**WORK INSTRUCTIONS**
Copy, from the entries below, each line where the word "with" can be found.

**DATA FOR THIS TASK**

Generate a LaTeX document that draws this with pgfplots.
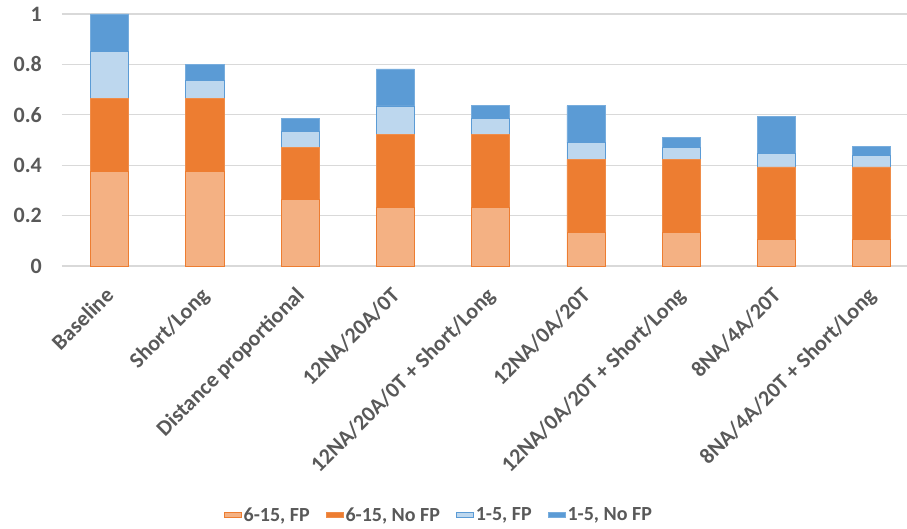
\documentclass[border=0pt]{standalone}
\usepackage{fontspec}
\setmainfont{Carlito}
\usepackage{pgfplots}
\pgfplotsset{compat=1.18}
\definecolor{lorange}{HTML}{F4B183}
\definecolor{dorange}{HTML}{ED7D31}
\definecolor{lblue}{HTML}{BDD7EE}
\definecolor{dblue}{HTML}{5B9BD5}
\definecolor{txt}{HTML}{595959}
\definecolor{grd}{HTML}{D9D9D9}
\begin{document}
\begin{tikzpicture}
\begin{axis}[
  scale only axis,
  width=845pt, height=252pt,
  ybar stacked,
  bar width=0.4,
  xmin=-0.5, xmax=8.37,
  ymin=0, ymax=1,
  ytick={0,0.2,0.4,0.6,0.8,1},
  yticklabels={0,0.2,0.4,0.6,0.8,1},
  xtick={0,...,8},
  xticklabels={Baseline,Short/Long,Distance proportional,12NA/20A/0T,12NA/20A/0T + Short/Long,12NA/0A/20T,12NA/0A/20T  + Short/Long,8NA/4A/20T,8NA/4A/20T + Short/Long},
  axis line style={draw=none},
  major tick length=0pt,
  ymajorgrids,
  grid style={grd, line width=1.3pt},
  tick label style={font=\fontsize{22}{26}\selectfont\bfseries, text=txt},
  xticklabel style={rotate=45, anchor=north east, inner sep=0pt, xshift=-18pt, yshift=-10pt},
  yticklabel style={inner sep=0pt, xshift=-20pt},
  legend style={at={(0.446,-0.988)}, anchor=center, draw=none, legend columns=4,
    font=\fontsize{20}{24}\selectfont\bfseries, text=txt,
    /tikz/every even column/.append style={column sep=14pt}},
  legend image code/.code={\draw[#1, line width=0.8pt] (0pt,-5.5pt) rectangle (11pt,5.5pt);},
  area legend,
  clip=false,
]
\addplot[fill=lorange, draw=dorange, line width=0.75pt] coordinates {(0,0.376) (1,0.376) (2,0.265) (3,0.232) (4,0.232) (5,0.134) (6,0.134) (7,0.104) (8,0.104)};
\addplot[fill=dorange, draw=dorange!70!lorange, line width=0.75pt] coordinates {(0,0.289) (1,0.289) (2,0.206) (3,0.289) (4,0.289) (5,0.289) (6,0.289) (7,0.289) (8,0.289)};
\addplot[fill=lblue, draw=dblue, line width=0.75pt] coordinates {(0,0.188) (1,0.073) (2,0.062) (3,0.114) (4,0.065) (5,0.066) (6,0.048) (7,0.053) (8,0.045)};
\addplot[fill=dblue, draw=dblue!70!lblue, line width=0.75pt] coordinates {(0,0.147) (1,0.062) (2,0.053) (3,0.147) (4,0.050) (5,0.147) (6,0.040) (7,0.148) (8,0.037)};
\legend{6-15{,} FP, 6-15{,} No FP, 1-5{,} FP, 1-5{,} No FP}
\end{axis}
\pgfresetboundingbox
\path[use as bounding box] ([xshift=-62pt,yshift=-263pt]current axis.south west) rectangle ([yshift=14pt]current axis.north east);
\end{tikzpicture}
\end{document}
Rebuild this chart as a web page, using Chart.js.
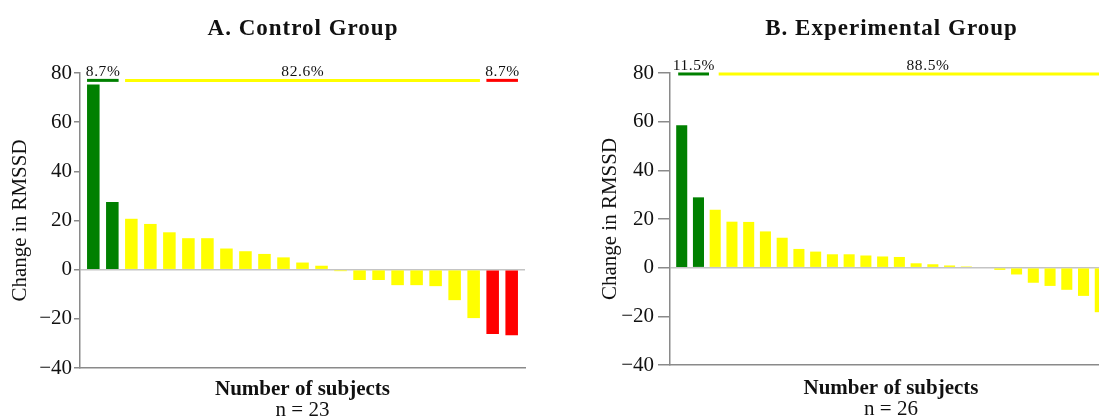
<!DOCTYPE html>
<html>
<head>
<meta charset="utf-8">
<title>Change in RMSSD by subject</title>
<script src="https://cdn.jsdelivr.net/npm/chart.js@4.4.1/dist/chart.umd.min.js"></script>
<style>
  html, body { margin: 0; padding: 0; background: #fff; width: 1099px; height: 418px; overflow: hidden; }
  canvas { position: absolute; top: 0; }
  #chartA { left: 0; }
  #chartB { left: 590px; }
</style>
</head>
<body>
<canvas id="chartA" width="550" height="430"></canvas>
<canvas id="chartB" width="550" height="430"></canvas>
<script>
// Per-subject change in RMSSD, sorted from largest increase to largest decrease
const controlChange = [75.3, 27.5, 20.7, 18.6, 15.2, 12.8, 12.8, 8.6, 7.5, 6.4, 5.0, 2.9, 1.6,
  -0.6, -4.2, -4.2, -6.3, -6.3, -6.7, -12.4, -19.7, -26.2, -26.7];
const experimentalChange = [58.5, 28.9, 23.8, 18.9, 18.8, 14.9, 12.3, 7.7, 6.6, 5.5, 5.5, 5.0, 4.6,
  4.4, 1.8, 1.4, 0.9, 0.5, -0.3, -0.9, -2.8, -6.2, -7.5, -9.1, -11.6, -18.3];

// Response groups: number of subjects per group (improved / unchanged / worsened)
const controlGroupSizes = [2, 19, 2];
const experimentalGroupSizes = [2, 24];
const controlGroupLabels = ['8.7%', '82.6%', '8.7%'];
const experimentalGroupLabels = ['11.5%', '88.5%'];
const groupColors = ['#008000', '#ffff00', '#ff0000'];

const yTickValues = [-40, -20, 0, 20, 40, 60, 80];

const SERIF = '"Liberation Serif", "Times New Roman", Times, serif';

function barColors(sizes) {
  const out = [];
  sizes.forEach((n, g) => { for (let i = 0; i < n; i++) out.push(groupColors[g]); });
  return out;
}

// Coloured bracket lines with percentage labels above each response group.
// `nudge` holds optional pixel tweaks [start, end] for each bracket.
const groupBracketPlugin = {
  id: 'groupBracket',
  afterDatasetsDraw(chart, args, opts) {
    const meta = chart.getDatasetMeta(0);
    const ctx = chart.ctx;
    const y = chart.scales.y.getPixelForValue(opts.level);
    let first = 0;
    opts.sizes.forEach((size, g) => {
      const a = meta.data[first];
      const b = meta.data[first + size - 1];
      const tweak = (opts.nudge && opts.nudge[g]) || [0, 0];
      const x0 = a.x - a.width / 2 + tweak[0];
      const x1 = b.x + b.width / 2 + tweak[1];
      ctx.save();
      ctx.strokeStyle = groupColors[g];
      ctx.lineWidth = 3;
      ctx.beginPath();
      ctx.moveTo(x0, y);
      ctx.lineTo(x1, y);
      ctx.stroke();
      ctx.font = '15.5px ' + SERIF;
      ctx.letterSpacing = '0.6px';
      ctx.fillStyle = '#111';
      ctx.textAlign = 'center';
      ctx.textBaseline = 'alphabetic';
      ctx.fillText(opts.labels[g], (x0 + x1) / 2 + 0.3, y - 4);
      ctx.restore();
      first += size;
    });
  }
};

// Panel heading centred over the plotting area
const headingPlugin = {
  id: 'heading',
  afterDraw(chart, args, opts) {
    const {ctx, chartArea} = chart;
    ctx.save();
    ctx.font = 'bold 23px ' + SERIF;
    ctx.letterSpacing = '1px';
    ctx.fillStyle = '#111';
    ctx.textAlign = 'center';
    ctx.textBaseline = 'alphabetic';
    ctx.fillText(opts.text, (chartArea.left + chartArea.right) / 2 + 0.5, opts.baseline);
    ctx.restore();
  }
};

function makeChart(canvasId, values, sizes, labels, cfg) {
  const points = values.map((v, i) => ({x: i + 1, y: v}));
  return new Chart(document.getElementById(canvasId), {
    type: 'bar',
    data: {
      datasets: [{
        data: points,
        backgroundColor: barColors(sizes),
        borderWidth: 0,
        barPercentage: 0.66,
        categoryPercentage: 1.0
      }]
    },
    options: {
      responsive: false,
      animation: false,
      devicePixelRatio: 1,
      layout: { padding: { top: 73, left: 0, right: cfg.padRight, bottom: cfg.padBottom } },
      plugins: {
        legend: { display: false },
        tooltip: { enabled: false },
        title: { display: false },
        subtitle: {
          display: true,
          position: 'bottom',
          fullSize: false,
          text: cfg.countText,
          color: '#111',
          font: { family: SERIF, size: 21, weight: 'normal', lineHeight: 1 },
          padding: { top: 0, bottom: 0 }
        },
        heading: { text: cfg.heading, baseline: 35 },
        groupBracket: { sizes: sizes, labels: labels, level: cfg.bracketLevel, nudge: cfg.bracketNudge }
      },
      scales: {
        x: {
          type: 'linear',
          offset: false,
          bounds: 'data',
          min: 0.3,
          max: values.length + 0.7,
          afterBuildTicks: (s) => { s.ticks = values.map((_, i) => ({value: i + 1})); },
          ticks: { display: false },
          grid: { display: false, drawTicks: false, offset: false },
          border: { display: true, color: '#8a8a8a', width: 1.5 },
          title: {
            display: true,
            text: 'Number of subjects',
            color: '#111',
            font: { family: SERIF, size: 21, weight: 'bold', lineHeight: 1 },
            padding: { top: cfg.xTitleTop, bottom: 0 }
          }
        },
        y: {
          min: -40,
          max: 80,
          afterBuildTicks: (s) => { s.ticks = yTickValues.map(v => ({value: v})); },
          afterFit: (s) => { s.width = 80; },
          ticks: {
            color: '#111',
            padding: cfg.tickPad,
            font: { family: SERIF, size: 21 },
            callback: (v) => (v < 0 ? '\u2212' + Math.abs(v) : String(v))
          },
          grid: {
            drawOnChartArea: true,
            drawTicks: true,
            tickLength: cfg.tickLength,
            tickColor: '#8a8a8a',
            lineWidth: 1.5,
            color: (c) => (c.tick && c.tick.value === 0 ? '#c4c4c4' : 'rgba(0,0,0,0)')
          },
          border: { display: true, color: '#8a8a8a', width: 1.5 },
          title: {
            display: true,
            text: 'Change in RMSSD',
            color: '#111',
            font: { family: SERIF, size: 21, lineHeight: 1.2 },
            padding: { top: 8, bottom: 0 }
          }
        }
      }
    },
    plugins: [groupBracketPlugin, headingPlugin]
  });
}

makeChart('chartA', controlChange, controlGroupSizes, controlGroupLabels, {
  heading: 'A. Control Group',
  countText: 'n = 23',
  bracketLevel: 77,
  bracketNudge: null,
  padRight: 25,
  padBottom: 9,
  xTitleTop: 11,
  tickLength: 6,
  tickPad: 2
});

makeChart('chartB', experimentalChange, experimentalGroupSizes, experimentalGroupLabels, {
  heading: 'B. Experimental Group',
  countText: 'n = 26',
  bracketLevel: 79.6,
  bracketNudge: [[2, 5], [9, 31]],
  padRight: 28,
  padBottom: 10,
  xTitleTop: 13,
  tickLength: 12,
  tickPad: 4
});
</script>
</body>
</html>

**SOLUTION**
Generate a LaTeX document that draws this with pgfplots.
// Coloured bracket lines with percentage labels above each response group.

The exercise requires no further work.